## Set problem
Each line that holds the word "React" is to be identified and copied.

-*-

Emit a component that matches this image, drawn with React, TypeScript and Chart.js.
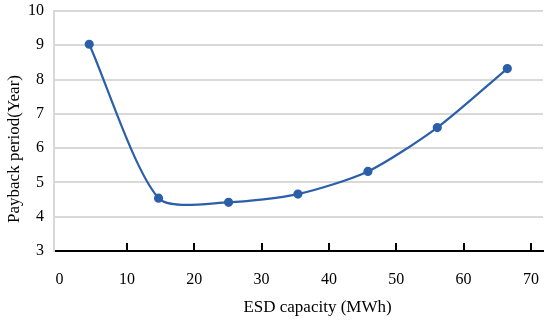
import React, { useEffect, useRef } from "react";
import { Chart, registerables } from "chart.js";

Chart.register(...registerables);

const capacity = [4.4, 14.7, 25.1, 35.4, 45.8, 56.1, 66.5];
const payback = [9.03, 4.54, 4.42, 4.66, 5.32, 6.6, 8.32];
const xTickValues = [0, 10, 20, 30, 40, 50, 60, 70];
const xTitle = "ESD capacity (MWh)";
const yTitle = "Payback period(Year)";

const FONT = "'Liberation Serif', 'DejaVu Serif', serif";
const LINE = "#2b5fa9";

const innerTicks = {
  id: "innerTicks",
  afterDatasetsDraw(chart: any) {
    const { ctx, chartArea, scales } = chart;
    const x = scales.x;
    ctx.save();
    ctx.strokeStyle = "#000";
    ctx.lineWidth = 2;
    for (const v of xTickValues) {
      if (v === 0) continue;
      const px = Math.round(x.getPixelForValue(v));
      ctx.beginPath();
      ctx.moveTo(px, chartArea.bottom);
      ctx.lineTo(px, chartArea.bottom - 8);
      ctx.stroke();
    }
    ctx.restore();
  },
};

const axisTitles = {
  id: "axisTitles",
  afterDraw(chart: any) {
    const { ctx, chartArea } = chart;
    ctx.save();
    ctx.fillStyle = "#000";
    ctx.font = `17px ${FONT}`;
    ctx.textAlign = "center";
    ctx.textBaseline = "middle";
    ctx.fillText(xTitle, (chartArea.left + chartArea.right) / 2 + 19, 308);
    ctx.translate(15, (chartArea.top + chartArea.bottom) / 2 + 18);
    ctx.rotate(-Math.PI / 2);
    ctx.fillText(yTitle, 0, 0);
    ctx.restore();
  },
};

export default function App() {
  const ref = useRef<HTMLCanvasElement | null>(null);
  useEffect(() => {
    if (!ref.current) return;
    const chart = new Chart(ref.current, {
      type: "line",
      data: {
        datasets: [
          {
            data: capacity.map((c, i) => ({ x: c, y: payback[i] })),
            borderColor: LINE,
            backgroundColor: LINE,
            borderWidth: 2.2,
            pointRadius: 3.5,
            pointBackgroundColor: LINE,
            pointBorderColor: LINE,
            tension: 0.25,
          },
        ],
      },
      options: {
        animation: false,
        responsive: false,
        maintainAspectRatio: false,
        layout: { padding: { top: 11, right: 7, left: 0, bottom: 0 } },
        plugins: { legend: { display: false }, tooltip: { enabled: false } },
        scales: {
          x: {
            type: "linear",
            min: -0.83,
            max: 71.8,
            afterBuildTicks: (scale: any) => {
              scale.ticks = xTickValues.map((v) => ({ value: v }));
            },
            afterFit: (scale: any) => {
              scale.height = 71;
              scale.paddingLeft = 0;
              scale.paddingRight = 0;
            },
            grid: { display: false, drawTicks: false },
            border: { display: true, color: "#000", width: 2 },
            ticks: {
              padding: 19,
              color: "#000",
              font: { family: FONT, size: 16 },
              maxRotation: 0,
            },
          },
          y: {
            min: 3,
            max: 10,
            afterFit: (scale: any) => {
              scale.width = 54;
              scale.paddingTop = 0;
              scale.paddingBottom = 0;
            },
            ticks: {
              stepSize: 1,
              padding: 10,
              color: "#000",
              font: { family: FONT, size: 16 },
            },
            grid: { color: "#d9d9d9", lineWidth: 2, drawTicks: false },
            border: { display: true, color: "#d9d9d9", width: 2 },
          },
        },
      },
      plugins: [innerTicks, axisTitles],
    });
    return () => chart.destroy();
  }, []);
  return (
    <div style={{ position: "fixed", left: 0, top: 0, width: 550, height: 322, background: "#fff" }}>
      <canvas ref={ref} width={550} height={322} style={{ width: 550, height: 322 }} />
    </div>
  );
}
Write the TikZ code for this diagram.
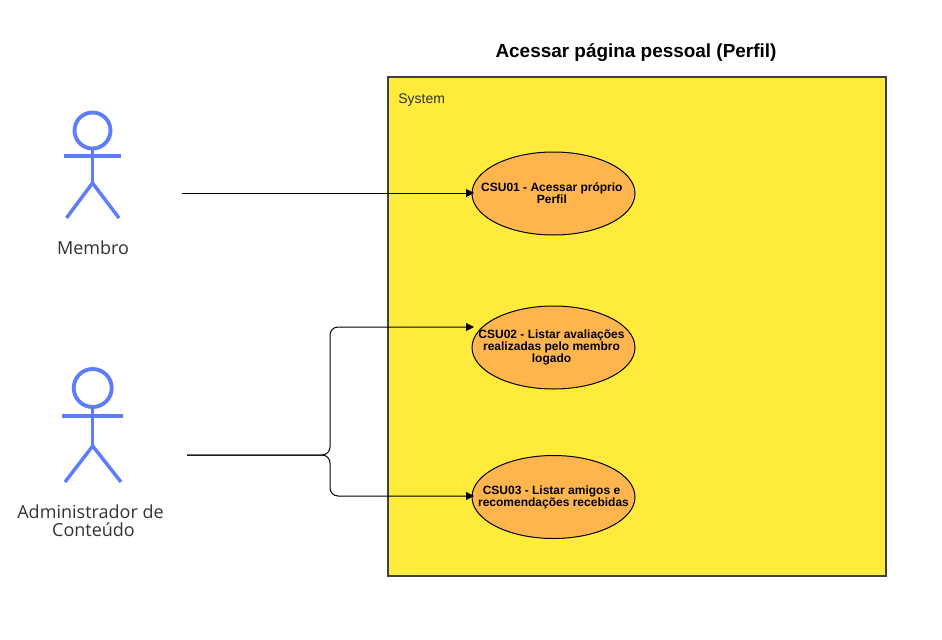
\documentclass[tikz,border=0pt]{standalone}
\usepackage{fontspec}
\setmainfont{Liberation Sans}
\newfontfamily\actorfont{Open Sans}
\usetikzlibrary{shapes.geometric,arrows.meta}
\tikzset{
  x=0.75pt,y=-0.75pt,
  actorline/.style={draw=actorblue,line width=2.6pt,line join=miter},
  actorlabel/.style={font=\actorfont\fontsize{13.5pt}{13.5pt}\selectfont,text=labelgrey,align=center,inner sep=0pt},
  usecase/.style={ellipse,draw=black,fill=caseorange,line width=0.75pt,minimum width=122.25pt,minimum height=62.25pt,inner sep=0pt},
  casetext/.style={font=\bfseries\fontsize{9pt}{9pt}\selectfont,align=center,inner sep=0pt,text=black},
  conn/.style={draw=black,line width=0.75pt,-{Triangle[length=6pt,width=6pt]}},
  connbranch/.style={conn,rounded corners=6pt},
}
\definecolor{actorblue}{HTML}{5C7EFA}
\definecolor{labelgrey}{HTML}{333333}
\definecolor{caseorange}{HTML}{FFB54D}
\definecolor{sysyellow}{HTML}{FFEB3B}
\definecolor{sysborder}{HTML}{404040}
\begin{document}
\begin{tikzpicture}
\useasboundingbox[fill=white] (0,0) rectangle (942,639);
% title and system box
\node[font=\bfseries\fontsize{14.2pt}{14.2pt}\selectfont,inner sep=0pt] (title) at (636,53) {Acessar página pessoal (Perfil)};
\node[draw=sysborder,fill=sysyellow,line width=1.5pt,minimum width=373.5pt,minimum height=374.25pt,inner sep=0pt] (system) at (637,326.5) {};
\node[font=\fontsize{10.5pt}{10.5pt}\selectfont,anchor=west,inner sep=0pt,text=labelgrey] (systemlabel) at (398,100) {System};
% use cases
\node[usecase,label={[casetext,xshift=-1.2pt]center:CSU01 - Acessar próprio\\Perfil}] (uc1) at (553.5,193.5) {};
\node[usecase,label={[casetext,xshift=-1.5pt]center:CSU02 - Listar avaliações\\realizadas pelo membro\\logado}] (uc2) at (553.5,347.5) {};
\node[usecase,label={[casetext]center:CSU03 - Listar amigos e\hspace*{3pt}\\recomendações recebidas}] (uc3) at (553.5,497) {};
% actor 1
\node[circle,draw=actorblue,line width=2.9pt,minimum size=27pt,inner sep=0pt] (head1) at (92.5,130.5) {};
\coordinate (hip1) at (92.5,183);
\coordinate (armL1) at (64,156);
\coordinate (armR1) at (121,156);
\coordinate (legL1) at (66.5,218);
\coordinate (legR1) at (119,218);
\draw[actorline] (head1.south) -- (hip1);
\draw[actorline] (armL1) -- (armR1);
\draw[actorline] (legL1) -- (hip1) -- (legR1);
\node[actorlabel] (member) at (93,248) {Membro};
% actor 2
\node[circle,draw=actorblue,line width=2.9pt,minimum size=28.5pt,inner sep=0pt] (head2) at (92.7,388) {};
\coordinate (hip2) at (92.7,446);
\coordinate (armL2) at (62,416);
\coordinate (armR2) at (123,416);
\coordinate (legL2) at (65,482);
\coordinate (legR2) at (121,482);
\draw[actorline] (head2.south) -- (hip2);
\draw[actorline] (armL2) -- (armR2);
\draw[actorline] (legL2) -- (hip2) -- (legR2);
\node[actorlabel] (admin) at (90.5,520.5) {Administrador de\\\hspace*{4.5pt}Conteúdo};
% connectors
\coordinate (from1) at (182,193);
\coordinate (from2) at (187,455);
\coordinate (split) at (330,455);
\coordinate (to1) at (474,193);
\coordinate (to2) at (474,327);
\coordinate (to3) at (474,496);
\draw[conn] (from1) -- (to1);
\draw[connbranch] (from2) -- (split) |- (to2);
\draw[connbranch] (from2) -- (split) |- (to3);
\end{tikzpicture}
\end{document}
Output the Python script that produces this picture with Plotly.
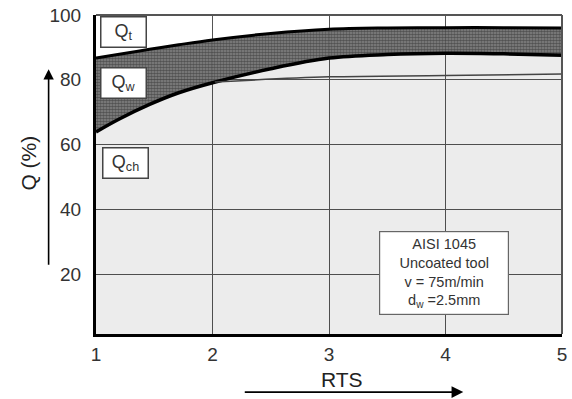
import plotly.graph_objects as go

# ---- data ----
rts = [1, 1.2, 1.46, 1.71, 2, 2.5, 3, 3.5, 4, 4.5, 5]
q_total = [86.7, 87.9, 89.4, 90.8, 92.3, 94.3, 95.6, 96.0, 96.1, 96.1, 96.0]
q_workpiece_lower = [63.9, 67.9, 72.4, 76.0, 79.1, 83.4, 86.7, 87.8, 88.2, 88.0, 87.6]
rts_chip = [2.02, 3, 4, 5]
q_chip = [79.3, 80.9, 81.3, 81.8]

x_ticks = [1, 2, 3, 4, 5]
y_ticks = [20, 40, 60, 80, 100]

FONT = "Liberation Sans, Arial, sans-serif"

fig = go.Figure()

# light-grey region under the lower curve
fig.add_trace(go.Scatter(
    x=rts, y=q_workpiece_lower, mode="lines", fill="tozeroy",
    fillcolor="rgba(0,0,0,0.075)",
    line=dict(color="black", width=3.5, shape="spline", smoothing=1.0),
    hoverinfo="skip", showlegend=False))

# hatched band between curves
fig.add_trace(go.Scatter(
    x=rts, y=q_total, mode="lines", fill="tonexty",
    fillcolor="rgba(120,120,120,0.8)",
    fillpattern=dict(shape=".", size=3, solidity=0.65,
                     fgcolor="#1e1e1e", bgcolor="rgba(125,125,125,0.92)"),
    line=dict(color="black", width=3, shape="spline", smoothing=1.0),
    hoverinfo="skip", showlegend=False))

# thin chip line
fig.add_trace(go.Scatter(
    x=rts_chip, y=q_chip, mode="lines",
    line=dict(color="#444", width=1.5, shape="spline"),
    hoverinfo="skip", showlegend=False))

fig.update_layout(
    width=572, height=399,
    margin=dict(l=96, r=5, t=9, b=65),
    paper_bgcolor="white", plot_bgcolor="white",
    font=dict(family=FONT, color="#333"),
    xaxis=dict(range=[1, 5], tickvals=x_ticks, ticktext=[str(v) for v in x_ticks],
               showgrid=True, gridcolor="#555", gridwidth=1.3,
               showline=True, linecolor="black", linewidth=3,
               zeroline=False, ticks="", ticklabelstandoff=1,
               ticklabeloverflow="allow",
               tickfont=dict(size=19, color="#333")),
    yaxis=dict(range=[1.5, 100], tickvals=y_ticks, ticktext=[str(v) for v in y_ticks],
               showgrid=True, gridcolor="#555", gridwidth=1.3,
               showline=True, linecolor="black", linewidth=3,
               zeroline=False, ticks="", ticklabelstandoff=8,
               ticklabeloverflow="allow",
               tickfont=dict(size=19, color="#333")),
    shapes=[
        dict(type="line", xref="paper", yref="paper", x0=0, x1=1, y0=1, y1=1,
             line=dict(color="#555", width=2), layer="above"),
        dict(type="line", xref="paper", yref="paper", x0=1, x1=1, y0=0, y1=1,
             line=dict(color="#555", width=2), layer="above"),
    ],
)

box = dict(xref="paper", yref="paper", showarrow=False, bgcolor="white",
           xanchor="center", yanchor="middle",
           bordercolor="#444", borderwidth=1.5, width=42, height=27,
           font=dict(size=18, color="#333", family=FONT))
fig.add_annotation(x=0.0593, y=0.9475, text="Q<sub>t</sub>", **box)
fig.add_annotation(x=0.0593, y=0.787, text="Q<sub>w</sub>", **box)
fig.add_annotation(x=0.0636, y=0.537, text="Q<sub>ch</sub>", **box)

fig.add_annotation(
    x=0.7458, y=0.19, xref="paper", yref="paper", showarrow=False,
    xanchor="center", yanchor="middle",
    text="AISI 1045<br>Uncoated tool<br>v = 75m/min<br>d<sub>w</sub> =2.5mm",
    bgcolor="white", bordercolor="#666", borderwidth=1.2,
    width=126, height=80, align="center",
    font=dict(size=14.5, color="#333", family=FONT))

# axis titles
fig.add_annotation(x=(28 - 96) / 472, y=(334 - 160) / 324, xref="paper", yref="paper",
                   xanchor="center", yanchor="middle",
                   text="Q (%)", textangle=-90, showarrow=False,
                   font=dict(size=21, color="#222", family=FONT))
fig.add_annotation(x=(345 - 96) / 472, y=(334 - 380) / 324, xref="paper", yref="paper",
                   xanchor="center", yanchor="middle",
                   text="RTS", showarrow=False,
                   font=dict(size=21, color="#222", family=FONT))

# arrows
fig.add_annotation(x=(48 - 96) / 472, y=(334 - 65) / 324, xref="paper", yref="paper",
                   ax=0, ay=197, text="", showarrow=True, arrowhead=2,
                   arrowsize=1.3, arrowwidth=1.6, arrowcolor="black")
fig.add_annotation(x=(468 - 96) / 472, y=(334 - 393) / 324, xref="paper", yref="paper",
                   ax=-220, ay=0, text="", showarrow=True, arrowhead=2,
                   arrowsize=1.3, arrowwidth=1.8, arrowcolor="black")

fig.write_html("out.html", config={"displayModeBar": False},
               post_script="document.body.style.margin='0';document.body.style.overflow='hidden';")
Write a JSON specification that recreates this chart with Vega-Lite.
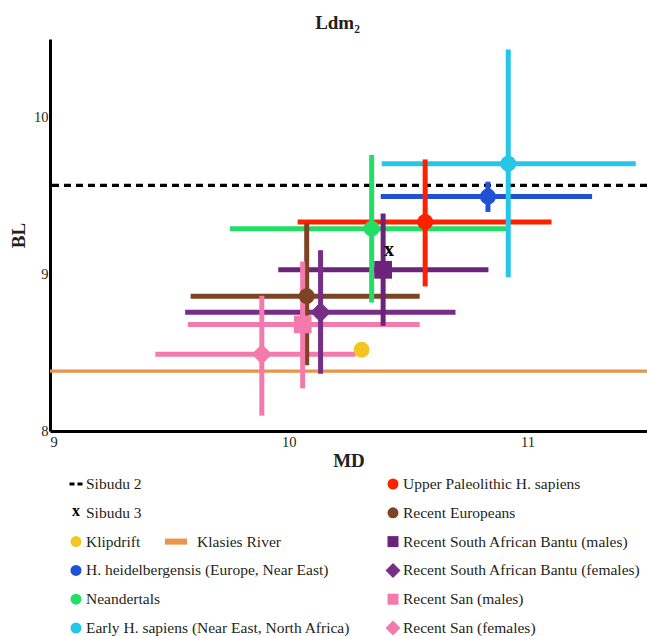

-*-

## Problem solution
Emit a component that matches this image, drawn with React, TypeScript and Chart.js.
import React, { useEffect, useRef } from "react";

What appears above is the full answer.